Search code examples
aerospike

aerospike connect timeout works incorrectly?


I'm using aerospike java client v 6.0.1 and use the following configs from client read policy:

        clientPolicy.readPolicyDefault.connectTimeout = 1000;
        clientPolicy.readPolicyDefault.socketTimeout = 30;
        clientPolicy.readPolicyDefault.totalTimeout = 110;
        clientPolicy.readPolicyDefault.maxRetries = 2;
        clientPolicy.readPolicyDefault.sleepBetweenRetries = 0;

but I'm getting the following errors from time to time, which say that not all retries were used and timeout occurred:

org.springframework.dao.QueryTimeoutException: Client timeout: iteration=0 connect=1000 socket=30 total=110 maxRetries=2 node=null inDoubt=false; nested exception is com.aerospike.client.AerospikeException$Timeout: Client timeout: iteration=0 connect=1000 socket=30 total=110 maxRetries=2 node=null inDoubt=false


org.springframework.dao.QueryTimeoutException: Client timeout: iteration=1 connect=1000 socket=30 total=110 maxRetries=2 node=A2 node_ip 3000 inDoubt=false; nested exception is com.aerospike.client.AerospikeException$Timeout: Client timeout: iteration=1 connect=1000 socket=30 total=110 maxRetries=2 node=A2 node_ip 3000 inDoubt=false

Does it mean that total operation timeout also involves connect to Aerospike node? Aerospike docs state that total timeout starts after connect timeout finishes: If connectTimeout is greater than zero, it will be applied to creating a connection plus optional user authentication and TLS handshake. When the connect completes, socketTimeout/totalTimeout is then applied. In this case, totalTimeout starts after the connection completes. see https://discuss.aerospike.com/t/understanding-timeout-and-retry-policies/2852

99% of all my requests to aerospike take less than 20 ms and it doesn't make sense for me to increate total timeout.

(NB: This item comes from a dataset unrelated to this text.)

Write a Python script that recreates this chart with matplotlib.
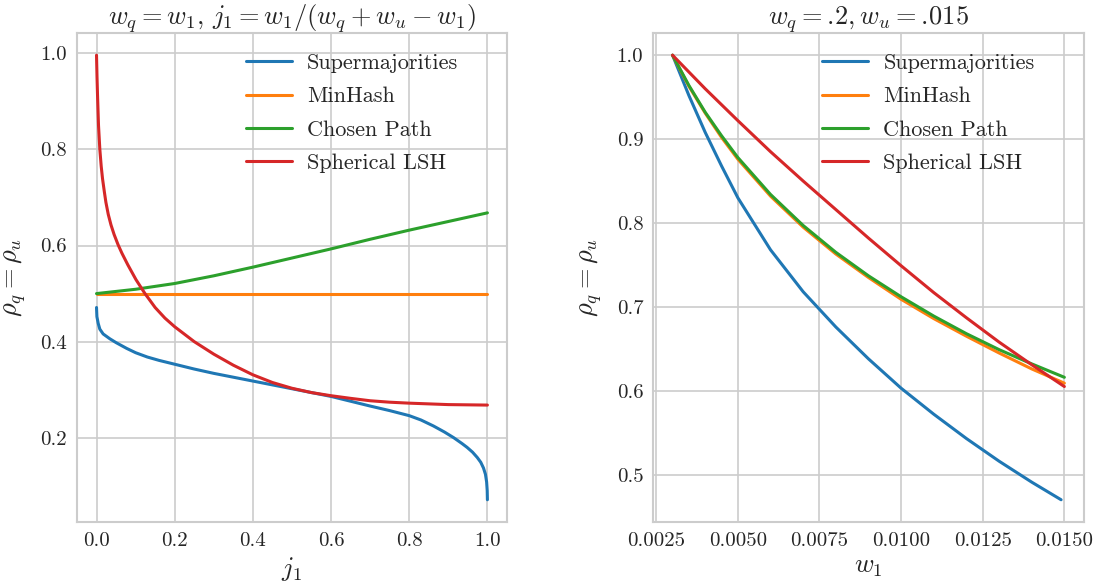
import numpy as np
import matplotlib
matplotlib.use("Agg")
import matplotlib.pyplot as plt
import seaborn as sns

# ---------------- data ----------------
# Left panel: x = j1
j_red = [0.0, 0.0013, 0.0026, 0.0051, 0.0085, 0.012, 0.0154, 0.02, 0.024, 0.03, 0.037,
         0.045, 0.055, 0.065, 0.08, 0.101, 0.124, 0.15, 0.175, 0.2, 0.25, 0.3, 0.35,
         0.4, 0.45, 0.5, 0.55, 0.6, 0.65, 0.7, 0.75, 0.8, 0.9, 1.0]
red_left = [0.996, 0.950, 0.9125, 0.85, 0.80, 0.765, 0.739, 0.712, 0.690, 0.665, 0.643,
            0.623, 0.602, 0.584, 0.560, 0.529, 0.50, 0.471, 0.449, 0.431, 0.400, 0.374,
            0.351, 0.331, 0.315, 0.303, 0.294, 0.2875, 0.282, 0.277, 0.274, 0.272,
            0.269, 0.268]

j_blue = [0.0, 0.001, 0.0043, 0.0085, 0.017, 0.034, 0.05, 0.077, 0.1, 0.13, 0.16, 0.2,
          0.25, 0.3, 0.35, 0.4, 0.45, 0.5, 0.55, 0.6, 0.65, 0.7, 0.75, 0.8, 0.83,
          0.862, 0.89, 0.914, 0.935, 0.948, 0.962, 0.974, 0.983, 0.99, 0.995, 0.998,
          0.9995, 1.0]
blue_left = [0.471, 0.452, 0.438, 0.426, 0.416, 0.406, 0.398, 0.386, 0.377, 0.368,
             0.361, 0.353, 0.343, 0.334, 0.326, 0.318, 0.310, 0.302, 0.294, 0.286,
             0.276, 0.266, 0.2565, 0.246, 0.237, 0.2245, 0.212, 0.200, 0.188, 0.180,
             0.170, 0.159, 0.149, 0.137, 0.124, 0.108, 0.090, 0.071]

j_lin = [0.0, 0.1, 0.2, 0.3, 0.4, 0.5, 0.6, 0.7, 0.8, 0.9, 1.0]
orange_left = [0.5, 0.5, 0.5, 0.5, 0.5, 0.5, 0.5, 0.5, 0.5, 0.5, 0.5]
green_left = [0.5, 0.509, 0.521, 0.537, 0.555, 0.574, 0.593, 0.613, 0.632, 0.650, 0.668]

# Right panel: x = w1
w1 = [0.003, 0.0035, 0.004, 0.0045, 0.005, 0.006, 0.007, 0.008, 0.009, 0.010,
      0.011, 0.012, 0.013, 0.014, 0.015]
w1_blue = [0.003, 0.0035, 0.004, 0.0045, 0.005, 0.006, 0.007, 0.008, 0.009, 0.010,
           0.011, 0.012, 0.013, 0.014, 0.0149]
blue_right = [1.0, 0.952, 0.908, 0.868, 0.830, 0.768, 0.718, 0.676, 0.638, 0.603,
              0.572, 0.543, 0.516, 0.491, 0.470]
orange_right = [1.0, 0.963, 0.931, 0.902, 0.876, 0.832, 0.795, 0.763, 0.735, 0.709,
                0.686, 0.665, 0.645, 0.626, 0.609]
green_right = [1.0, 0.964, 0.932, 0.904, 0.878, 0.834, 0.797, 0.765, 0.737, 0.712,
               0.689, 0.668, 0.649, 0.632, 0.616]
red_right = [1.0, 0.980, 0.960, 0.941, 0.922, 0.885, 0.850, 0.816, 0.782, 0.749,
             0.717, 0.687, 0.658, 0.631, 0.605]

labels = ["Supermajorities", "MinHash", "Chosen Path", "Spherical LSH"]
colors = ["#1f77b4", "#ff7f0e", "#2ca02c", "#d62728"]

left_xticks = [0.0, 0.2, 0.4, 0.6, 0.8, 1.0]
left_yticks = [0.2, 0.4, 0.6, 0.8, 1.0]
right_xticks = [0.0025, 0.005, 0.0075, 0.01, 0.0125, 0.015]
right_xticklabels = ["0.0025", "0.0050", "0.0075", "0.0100", "0.0125", "0.0150"]
right_yticks = [0.5, 0.6, 0.7, 0.8, 0.9, 1.0]

# ---------------- style ----------------
sns.set_style("whitegrid")
plt.rcParams["font.family"] = ["cmr10", "DejaVu Serif"]
plt.rcParams["mathtext.fontset"] = "cm"
plt.rcParams["axes.formatter.use_mathtext"] = True
plt.rcParams["axes.unicode_minus"] = False

fig = plt.figure(figsize=(10.98, 5.84), dpi=100)
ax1 = fig.add_axes([0.0701, 0.1062, 0.3916, 0.8373])
ax2 = fig.add_axes([0.5947, 0.1062, 0.3925, 0.8373])

lw = 2.2
ax1.plot(j_blue, blue_left, color=colors[0], lw=lw, label=labels[0])
ax1.plot(j_lin, orange_left, color=colors[1], lw=lw, label=labels[1])
ax1.plot(j_lin, green_left, color=colors[2], lw=lw, label=labels[2])
ax1.plot(j_red, red_left, color=colors[3], lw=lw, label=labels[3])

ax2.plot(w1_blue, blue_right, color=colors[0], lw=lw, label=labels[0])
ax2.plot(w1, orange_right, color=colors[1], lw=lw, label=labels[1])
ax2.plot(w1, green_right, color=colors[2], lw=lw, label=labels[2])
ax2.plot(w1, red_right, color=colors[3], lw=lw, label=labels[3])

ax1.set_xticks(left_xticks)
ax1.set_xticklabels([f"{v:.1f}" for v in left_xticks])
ax1.set_yticks(left_yticks)
ax1.set_yticklabels([f"{v:.1f}" for v in left_yticks])
ax2.set_xticks(right_xticks)
ax2.set_xticklabels(right_xticklabels)
ax2.set_yticks(right_yticks)
ax2.set_yticklabels([f"{v:.1f}" for v in right_yticks])

for ax in (ax1, ax2):
    ax.tick_params(labelsize=15, colors="0.15", length=0, pad=7)
    for s in ax.spines.values():
        s.set_color("0.8")
        s.set_linewidth(1.5)
    ax.grid(color="0.8", lw=1.2)
    ax.set_ylabel(r"$\rho_q = \rho_u$", fontsize=19, color="0.15", labelpad=9)
    ax.legend(loc="upper left", bbox_to_anchor=(0.393, 0.958), frameon=False,
              fontsize=16, handlelength=2.05, handletextpad=0.7,
              labelspacing=0.62, borderpad=0.0, borderaxespad=0.0)

ax1.set_xlabel(r"$j_1$", fontsize=19, color="0.15", labelpad=4)
ax2.set_xlabel(r"$w_1$", fontsize=19, color="0.15", labelpad=4)
ax1.set_title(r"$w_q = w_1,\, j_1 = w_1/(w_q + w_u - w_1)$", fontsize=19,
              color="0.15", pad=6)
ax2.set_title(r"$w_q = .\!2, w_u = .\!015$", fontsize=19, color="0.15", pad=6)

fig.savefig("out.png", dpi=100)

Originally I had 200-300 ms connect timeout and I increased it to 1000 ms, but it didn't help much


Solution

  • Transactions can sometimes timeout before the transaction has started. For example, async transactions can be throttled and can exist in the delay queue for longer than totalTimeout. If this occurs, a timeout exception is generated with iteration=0.

    Anytime totalTimeout is reached, the transaction is cancelled regardless of the number of retries.

    If connectTimeout is used and a new connection is required (no available connections in the pool) for the transaction, the connectTimeout is applied to connection creation and the totalTimeout stopwatch does not start until the new connection is created.

    If connectTimeout is used and an existing connection is available from the pool, the connectTimeout is not applicable and the totalTimeout stopwatch starts from the beginning of the transaction.

    Since most transactions are able to obtain connections from the pool, it's not surprising that increasing connectTimeout has little effect.